Sunday, June 6, 2010

LOST

Yes, spoilers are inevitable.

I've had two weeks to process the finale that I'd been anticipating since September 22, 2004. I don't want to spend too much time defending it against the 40% or so of viewers who were dissatisfied. I'm convinced that the people watching the finale waiting for some grand revelation to put 6 years of episodes into some sort of illuminating perspective were watching for the wrong reason, regardless of whether its their fault or that of the writers themselves. The big questions had already been answered earlier in the season. For me, the last 15 minutes is easily one of the most beautiful things ever aired on television. I maintain that the series would not have been as good if not for Giacchino's score. His "voice" was the only one heard (other than Vincent) in the last 6 or 7 minutes of the entire show and had as much to do with the beauty of the ending as the actors and writers.

I never understood the "shippers" who were more interested in the characters than in the mythology. I wanted answers to the mysteries and watched weekly hoping for some minute clue to what the island was and why these people were there. But something unexpected happened during Season 4's 3-hour finale. The first hour opens with the Oceanic 6 reuniting with their loved ones. The second hour brilliant begins in the seconds after the season 3 finale. But in the last 5 minutes of the 3rd hour, we're shown one of the most emotionally satisfying scenes of the series as their raft reaches solid ground with no dialogue, under Michael Giacchino's soaring score.

Somewhere in those three hours I realized that I actually cared what happened to the characters, and while I still wanted answers about the island, I didn't need to spend each week searching for hidden clues to the show's larger meaning. I was finally just along for the ride, wherever that may lead. I'm sure that perspective is part of what allowed me to be satisfied with the finale, while others decided it failed to deliver and even negated the 6 seasons of excellent storytelling that preceded.

Regardless of how they felt about the finale, what did the show offer that 12 million people seemed to connect with so passionately? Mystery. A huge international cast. Tropical setting. Cinematic storytelling. and then there's that score, again. I'm sure 12 million people could give 12 million answers. Maybe it's the desire to discover our purpose in life, like John Locke. Or maybe a wish for the kind of relationship that defies space and time like Penny and Desmond in The Constant.

Ultimately, LOST kept the audience in confusion as much as the characters were confused, and we loved every minute of it. It subverted our expectations not only of television itself, but of what we were seeing on the screen. We thought we were seeing yet another Jack flashback, only to discover it was a flashforward. We though John was alive, only to find out it was the man in black. We thought we were seeing a parallel universe, only to discover it was an afterlife. For those who didn't learn to enjoy the journey of constantly being in the fog, the destination probably didn't satisfy, because the destination was never the point.


I'll end with this:

From all of us who made the show, we really hope that you don’t feel it was a waste of your time. We hope that you spent the entire night not just thinking about the finale on a story level, but that you were emotionally affected by it.

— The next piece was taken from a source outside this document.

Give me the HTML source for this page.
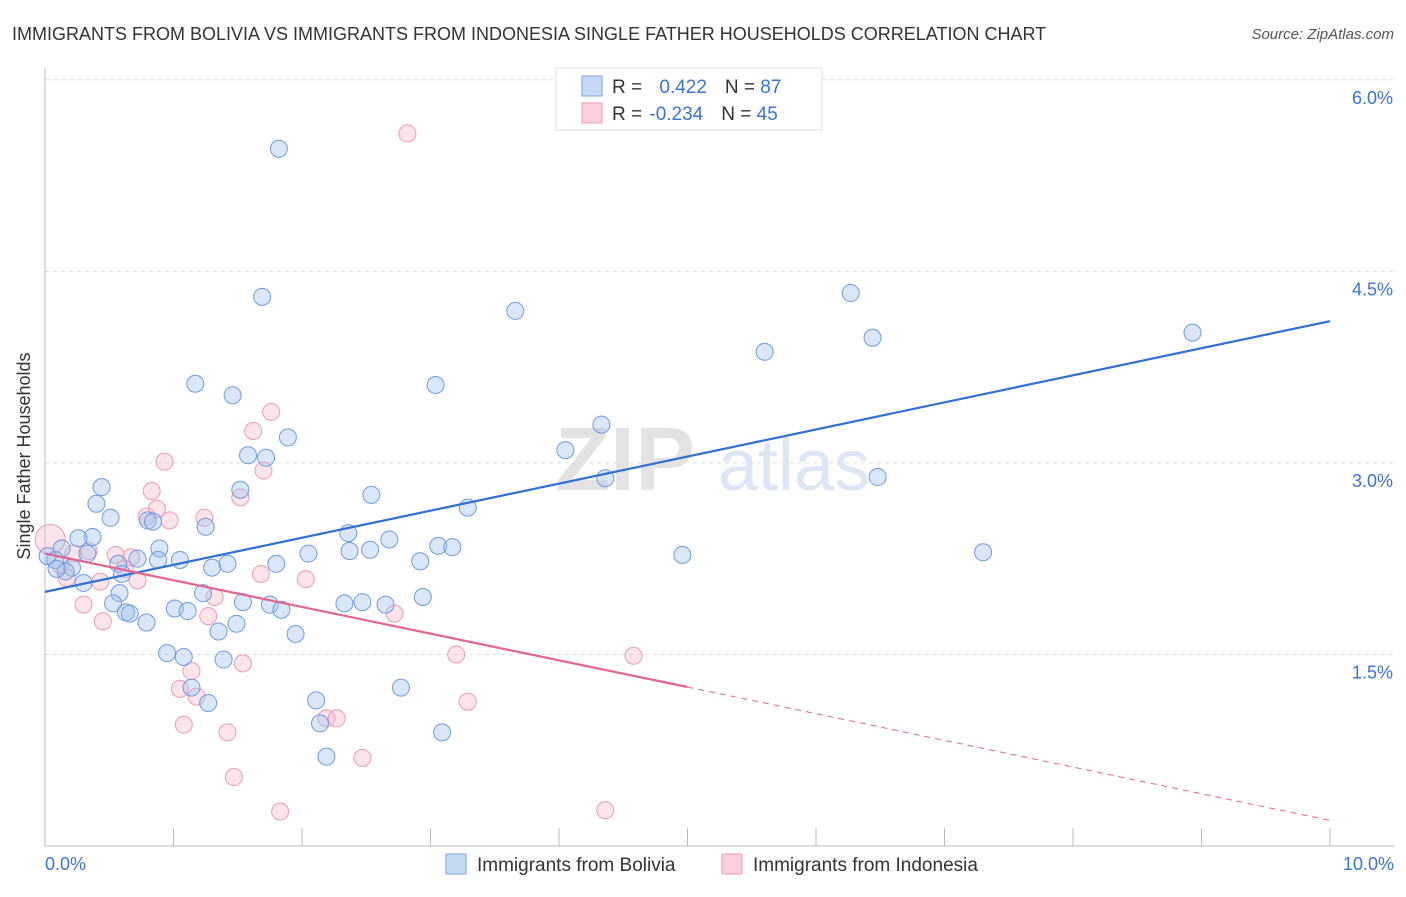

There are two feelings that you feel when you watch the ending of a television show. The first is the feeling that you have of just understanding that the show is over and the second is what your response is to actually what’s happening on the screen.

What I liked about the Soprano’s finale was that it changed the experience because when Chase cut to black, suddenly that feeling of “the show’s over” was replaced by “is my cable out?” – he kind of changed the conversation about it.

For us, we tried to write the last two and a half hours of the show so that those two feelings would feel like they were the same thing. So, you’re feeling of saying goodbye to the show – of the show not being around anymore – was actually literally perfectly paralleling what we were showing you on the screen.

If you had an experience anything like that, then it was mission accomplished.

If you didn’t, we blew it and I apologize.